SUMMARY OF THE INVENTION
Therefore, it is an obj ect of the present invention to provide a polarizing plate with optical compensation layers that compensates the viewing angle with respect to a liquid crystal cell, allows circularly polarized light to be obtained over a wide wavelength range, contributes to an improve in brightness and a reduction in thickness, prevents thermal irregularity from occurring, and can effectively prevent light leakage from occurring in a black display. Other embodiments of the present invention are a liquid crystal panel, a liquid crystal display, and an image display, each of which includes the polarizing plate of the present invention.

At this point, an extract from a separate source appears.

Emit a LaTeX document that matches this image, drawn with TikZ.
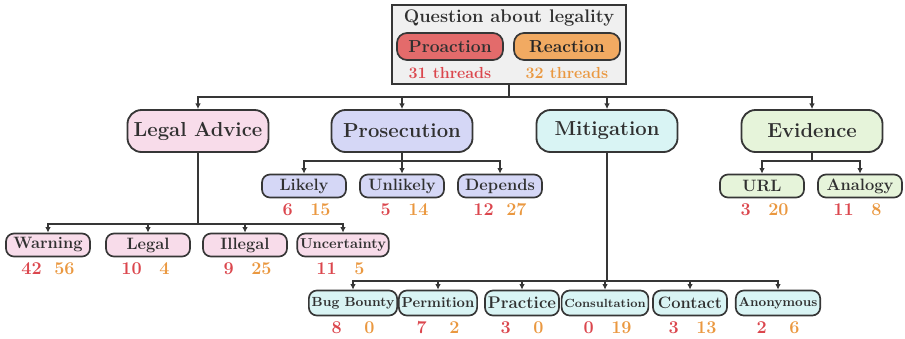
\documentclass[tikz,border=0pt]{standalone}
\usetikzlibrary{positioning,arrows.meta}

\definecolor{linec}{HTML}{363636}
\definecolor{txtc}{HTML}{303030}
\definecolor{boxc}{HTML}{F0F0F0}
\definecolor{proc}{HTML}{DB464D}
\definecolor{reac}{HTML}{EA9840}
\definecolor{profill}{HTML}{E36B6B}
\definecolor{reafill}{HTML}{F1AA62}
\definecolor{pinkc}{HTML}{F8DCEA}
\definecolor{lavc}{HTML}{D5D7F6}
\definecolor{cyanc}{HTML}{D9F4F4}
\definecolor{greenc}{HTML}{E6F4DA}

\tikzset{
  cat/.style = {draw=linec, line width=1.3pt, rounded corners=0.35cm,
                minimum width=3.525cm, minimum height=1.05cm, text=txtc,
                font=\fontsize{14.4}{16}\selectfont\bfseries},
  leaf/.style = {draw=linec, line width=1.2pt, rounded corners=0.2cm,
                 minimum width=2.1cm, minimum height=0.575cm,
                 inner xsep=2pt, inner ysep=0pt, text=txtc,
                 font=\fontsize{#1}{13}\selectfont\bfseries},
  leaf/.default = 11.7,
  mleaf/.style = {leaf=#1, minimum width=1.85cm, minimum height=0.625cm},
  mleaf/.default = 11.7,
  pill/.style = {draw=linec, line width=1.2pt, rounded corners=0.25cm,
                 minimum width=2.65cm, minimum height=0.675cm, text=txtc,
                 font=\fontsize{12.4}{14}\selectfont\bfseries},
  pro/.style = {text=proc, inner sep=0pt, font=\fontsize{12.8}{14}\selectfont\bfseries},
  rea/.style = {pro, text=reac},
  link/.style = {draw=linec, line width=1.3pt},
  arr/.style = {link, -{Latex[length=4pt,width=4pt]}}
}

% two thread counts under a leaf
\newcommand{\counts}[3]{%
  \node[pro, below=0.12cm of #1.south, xshift=-0.41cm] (#1p) {#2};
  \node[rea, below=0.12cm of #1.south, xshift=0.41cm] (#1r) {#3};}

\begin{document}
\begin{tikzpicture}[x=0.025cm, y=-0.025cm]
  \useasboundingbox (0,0) rectangle (905,338);

  % question box
  \node[draw=linec, line width=1.3pt, fill=boxc, minimum width=5.85cm,
        minimum height=1.975cm] (root) at (509,44.5) {};
  \node[text=txtc, font=\fontsize{13}{15}\selectfont\bfseries] (title) at (509,18) {Question about legality};
  \node[pill, fill=profill] (proa) at (450,46.5) {Proaction};
  \node[pill, fill=reafill, text=black!85] (reac) at (567,46.5) {Reaction};
  \node[pro, font=\fontsize{11.4}{13}\selectfont\bfseries] (prothr) at (450,73) {31 threads};
  \node[rea, font=\fontsize{11.4}{13}\selectfont\bfseries] (reathr) at (567,73) {32 threads};

  % categories
  \node[cat, fill=pinkc] (legal) at (198,131) {Legal Advice};
  \node[cat, fill=lavc] (prosec) at (402,131) {Prosecution};
  \node[cat, fill=cyanc] (mitig) at (607,131) {Mitigation};
  \node[cat, fill=greenc] (evid) at (812,131) {Evidence};

  \coordinate (b0) at ([yshift=-0.3cm]root.south);
  \draw[link] (root.south) -- (b0);
  \foreach \n in {legal,prosec,mitig,evid} \draw[arr] (b0) -| (\n.north);

  % legal advice
  \node[leaf, fill=pinkc] (warn) at (48,245) {Warning};
  \node[leaf, fill=pinkc] (lgl) at (148,245) {Legal};
  \node[leaf, fill=pinkc] (illg) at (245,245) {Illegal};
  \node[leaf=10.2, fill=pinkc] (unc) at (343,245) {Uncertainty};
  \coordinate (b1) at ([yshift=-1.775cm]legal.south);
  \draw[link] (legal.south) -- (b1);
  \foreach \n in {warn,lgl,illg,unc} \draw[arr] (b1) -| (\n.north);
  \counts{warn}{42}{56}
  \counts{lgl}{10}{4}
  \counts{illg}{9}{25}
  \counts{unc}{11}{5}

  % prosecution
  \node[leaf, fill=lavc] (likely) at (304,186) {Likely};
  \node[leaf, fill=lavc] (unlik) at (402,186) {Unlikely};
  \node[leaf, fill=lavc] (depends) at (500,186) {Depends};
  \coordinate (b2) at ([yshift=-0.2cm]prosec.south);
  \draw[link] (prosec.south) -- (b2);
  \foreach \n in {likely,unlik,depends} \draw[arr] (b2) -| (\n.north);
  \counts{likely}{6}{15}
  \counts{unlik}{5}{14}
  \counts{depends}{12}{27}

  % mitigation
  \node[mleaf=9.4, fill=cyanc] (bug) at (353,303) {Bug Bounty};
  \node[mleaf=10.3, fill=cyanc] (perm) at (438,303) {Permition};
  \node[mleaf=12, fill=cyanc] (pract) at (522,303) {Practice};
  \node[mleaf=8.4, fill=cyanc] (consult) at (605,303) {Consultation};
  \node[mleaf, fill=cyanc] (contact) at (690,303) {Contact};
  \node[mleaf=9.2, fill=cyanc] (anon) at (778,303) {Anonymous};
  \coordinate (b3) at ([yshift=-3.2cm]mitig.south);
  \draw[link] (mitig.south) -- (b3);
  \foreach \n in {bug,perm,pract,consult,contact,anon} \draw[arr] (b3) -| (\n.north);
  \counts{bug}{8}{0}
  \counts{perm}{7}{2}
  \counts{pract}{3}{0}
  \counts{consult}{0}{19}
  \counts{contact}{3}{13}
  \counts{anon}{2}{6}

  % evidence
  \node[leaf, fill=greenc] (url) at (762,186) {URL};
  \node[leaf, fill=greenc] (analogy) at (860,186) {Analogy};
  \coordinate (b4) at ([yshift=-0.2cm]evid.south);
  \draw[link] (evid.south) -- (b4);
  \foreach \n in {url,analogy} \draw[arr] (b4) -| (\n.north);
  \counts{url}{3}{20}
  \counts{analogy}{11}{8}
\end{tikzpicture}
\end{document}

A polarizing plate with optical compensation layers of the present invention includes a polarizer, a first optical compensation layer, and a second optical compensation layer that are stacked together in this order. The first optical compensation layer is formed of a liquid crystal compound and has a relationship of nx>ny=nz and an in-plane retardation Re1 in the range of 100 to 170 nm. The second optical compensation layer has a relationship of nx=ny>nz and a thickness-direction retardation Rth2 in the range of 30 to 400 nm. The angle formed between an absorption axis of the polarizer and a slow axis of the first optical compensation layer is in the range of 25 to 65 degrees in the clockwise direction (-) or in the counterclockwise direction (+) with respect to the absorption axis of the polarizer.
The liquid crystal panel of the present invention includes a polarizing plate with optical compensation layers of the present invention and a liquid crystal cell. The second optical compensation layer is disposed on the side that is close to the liquid crystal cell, and the second optical compensation layer is disposed on the visible side of the liquid crystal cell.
The liquid crystal display of the present invention is a liquid crystal display including a liquid crystal panel of the present invention.
The image display of the present invention is an image display including a polarizing plate with optical compensation layers of the present invention.